FILE — In this image from video, United Nations peacekeepers guard the area where a U.N. convoy was attacked and the Italian ambassador to the Democratic Republic of Congo was killed, in Nyiragongo, North Kivu province, on February 22, 2021.

ROME - An Italian judge has ruled that two employees of a U.N. agency cannot be tried over the deaths of the Italian ambassador to the Democratic Republic of Congo, his bodyguard and a driver in 2021 because they have diplomatic immunity.

Luca Attanasio, bodyguard Vittorio Iacovacci and their driver Mustapha Milambo were killed during a botched kidnapping on a road in eastern Democratic Republic of Congo as they were heading toward a World Food Program (WFP) project.

Rome prosecutors had requested a trial for Rocco Leone and Mansour Luguru Rwagaza, who at the time of the attack were respectively the deputy chief of the WFP in DRC and a security officer, accusing the pair of negligence in organizing the trip. However, Judge Marisa Mosetti ruled on Tuesday that as employees of the United Nations, the two men enjoyed diplomatic immunity and cannot therefore be tried.

The prosecutors said they would appeal.
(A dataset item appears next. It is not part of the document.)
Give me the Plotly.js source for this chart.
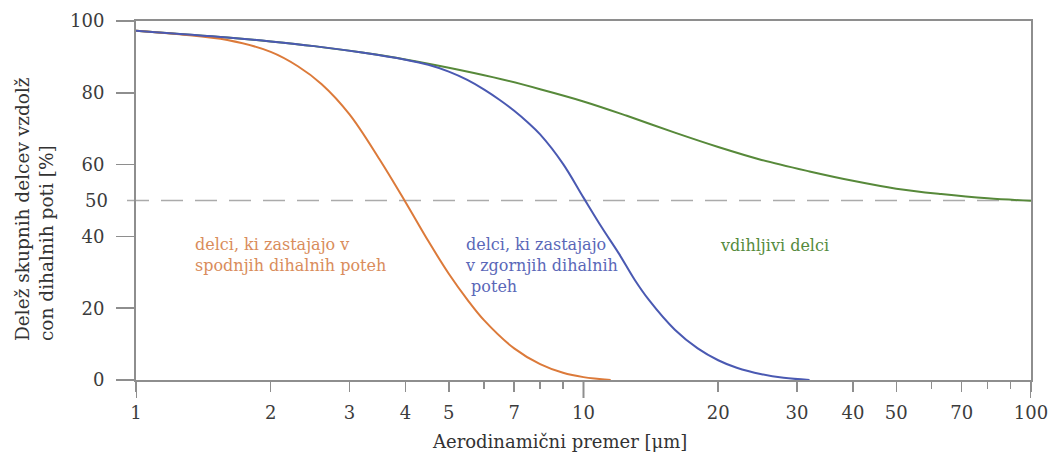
<!DOCTYPE html>
<html>
<head>
<meta charset="utf-8">
<script src="https://cdn.plot.ly/plotly-3.0.1.min.js"></script>
<style>
  html, body { margin: 0; padding: 0; background: #ffffff; }
  #chart { width: 1049px; height: 452px; }
</style>
</head>
<body>
<div id="chart"></div>
<script>
// Aerodynamic diameter [µm] and fraction of particles [%] for each convention
const inhalableX = [1, 1.25, 1.6, 2, 2.5, 3.2, 4, 5, 6.3, 8, 10, 12.5, 16, 20, 25, 32, 40, 50, 63, 80, 100];
const inhalableY = [97.3, 96.4, 95.4, 94.3, 93.0, 91.2, 89.3, 87.0, 84.3, 81.0, 77.6, 73.6, 68.9, 64.9, 61.3, 58.1, 55.5, 53.3, 51.8, 50.6, 49.9];

const lowerX = [1, 1.25, 1.6, 2, 2.3, 2.6, 3, 3.5, 4, 4.5, 5, 5.5, 6, 7, 8, 9, 10, 11.5];
const lowerY = [97.3, 96.3, 94.7, 91.4, 87.4, 82.4, 74.0, 61.5, 49.6, 38.7, 29.6, 22.4, 16.6, 8.8, 4.4, 2.0, 0.8, 0];

const upperX = [1, 1.6, 2, 2.5, 3.2, 4, 4.5, 5, 5.5, 6, 6.5, 7, 7.5, 8, 9, 10, 11, 12, 13, 14, 16, 18, 20, 22, 25, 28, 32];
const upperY = [97.3, 95.4, 94.3, 93.0, 91.2, 89.2, 87.8, 85.9, 83.6, 80.9, 78.0, 75.0, 71.8, 68.4, 60.2, 50.8, 42.4, 35.2, 28.0, 22.3, 14.0, 8.8, 5.5, 3.4, 1.6, 0.6, 0];

// Axis ticks
const xTickVals = [1, 2, 3, 4, 5, 7, 10, 20, 30, 40, 50, 70, 100];
const xTickText = ['1', '2', '3', '4', '5', '7', '10', '20', '30', '40', '50', '70', '100'];
const xMinorVals = [6, 8, 9, 60, 80, 90];
const decadeVals = [1, 10, 100];
const yTickVals = [0, 20, 40, 60, 80, 100];
const halfLevel = 50;

// Series labels
const lowerLabel = 'delci, ki zastajajo v<br>spodnjih dihalnih poteh';
const upperLabel = 'delci, ki zastajajo<br>v zgornjih dihalnih<br> poteh';
const inhalableLabel = 'vdihljivi delci';
const xTitle = 'Aerodinamični premer [μm]';
const yTitle = 'Delež skupnih delcev vzdolž<br>con dihalnih poti [%]';

const FONT = 'DejaVu Serif, Liberation Serif, serif';
const AXIS = '#8e8e8e';
const ORANGE = '#dc7a3a', BLUE = '#4a59b2', GREEN = '#57893a';

const line = (x, y, color) => ({
  x: x, y: y, type: 'scatter', mode: 'lines',
  line: { color: color, width: 2, shape: 'spline', smoothing: 1 },
  hoverinfo: 'skip', showlegend: false
});

const traces = [
  line(inhalableX, inhalableY, GREEN),
  line(lowerX, lowerY, ORANGE),
  line(upperX, upperY, BLUE)
];

// Plot area is 895 x 359 px; helpers convert pixel offsets into paper units
const PW = 895, PH = 359;
const px = v => v / PW, py = v => v / PH;

const shapes = [
  // 50 % reference line, starting a little left of the axis
  { type: 'line', xref: 'paper', yref: 'y', x0: px(-9), x1: 1, y0: halfLevel, y1: halfLevel,
    line: { color: '#ababab', width: 1.5, dash: '22px,12px' }, layer: 'below' }
].concat(decadeVals.map(v => ({
  // longer ticks on each decade
  type: 'line', xref: 'x', yref: 'paper', x0: v, x1: v, y0: 0, y1: py(-18),
  line: { color: AXIS, width: 2 }
})));

const annotations = [
  { text: lowerLabel, x: px(57), y: py(380 - 255), xref: 'paper', yref: 'paper',
    yanchor: 'middle', xanchor: 'left', align: 'left', showarrow: false,
    font: { family: FONT, size: 16, color: '#d98c5b' } },
  { text: upperLabel, x: px(327), y: py(380 - 233), xref: 'paper', yref: 'paper',
    xanchor: 'left', yanchor: 'top', align: 'left', showarrow: false,
    font: { family: FONT, size: 16, color: '#5a67b8' } },
  { text: inhalableLabel, x: px(582), y: py(380 - 245), xref: 'paper', yref: 'paper',
    xanchor: 'left', yanchor: 'middle', align: 'left', showarrow: false,
    font: { family: FONT, size: 16, color: '#558a3c' } },
  // y label for the 50 % level (no tick mark there)
  { text: String(halfLevel), x: px(-26), y: halfLevel, xref: 'paper', yref: 'y',
    xanchor: 'right', yanchor: 'middle', showarrow: false,
    font: { family: FONT, size: 18, color: '#3c3c3c' } },
  { text: xTitle, x: px(294), y: py(-61), xref: 'paper', yref: 'paper',
    xanchor: 'left', yanchor: 'middle', showarrow: false,
    font: { family: FONT, size: 18, color: '#333333' } },
  { text: yTitle, x: px(-102), y: py(37), xref: 'paper', yref: 'paper',
    xanchor: 'center', yanchor: 'bottom', align: 'left', textangle: -90, showarrow: false,
    font: { family: FONT, size: 18.5, color: '#333333' } }
];

const layout = {
  width: 1049, height: 452,
  margin: { l: 136, r: 18, t: 21, b: 72, pad: 0 },
  paper_bgcolor: '#ffffff', plot_bgcolor: '#ffffff',
  font: { family: FONT, size: 18, color: '#3c3c3c' },
  showlegend: false,
  xaxis: {
    type: 'log', range: [0, 2],
    tickmode: 'array', tickvals: xTickVals, ticktext: xTickText,
    ticks: 'outside', ticklen: 10, tickwidth: 1.5, tickcolor: AXIS,
    ticklabelstandoff: 5,
    minor: { tickmode: 'array', tickvals: xMinorVals, ticks: 'outside', ticklen: 7, tickwidth: 1.5, tickcolor: AXIS, showgrid: false },
    showline: true, linecolor: AXIS, linewidth: 2, mirror: true,
    showgrid: false, zeroline: false,
    tickfont: { family: FONT, size: 18, color: '#3c3c3c' }
  },
  yaxis: {
    range: [0, 100],
    tickmode: 'array', tickvals: yTickVals,
    ticks: 'outside', ticklen: 18, tickwidth: 1.5, tickcolor: AXIS,
    ticklabelstandoff: 8,
    showline: true, linecolor: AXIS, linewidth: 2, mirror: true,
    showgrid: false, zeroline: false,
    tickfont: { family: FONT, size: 18, color: '#3c3c3c' }
  },
  shapes: shapes,
  annotations: annotations
};

Plotly.newPlot('chart', traces, layout, { staticPlot: true, displayModeBar: false });
</script>
</body>
</html>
A Democratic Republic of Congo military court last year sentenced six men to life in prison for the killings.

Eastern DRC has been beset by violence for decades as rival militias fight government troops and each other for control of land and resources.

Kidnappings and attacks on aid convoys had been on the rise at the time of the assault on Attanasio and his entourage.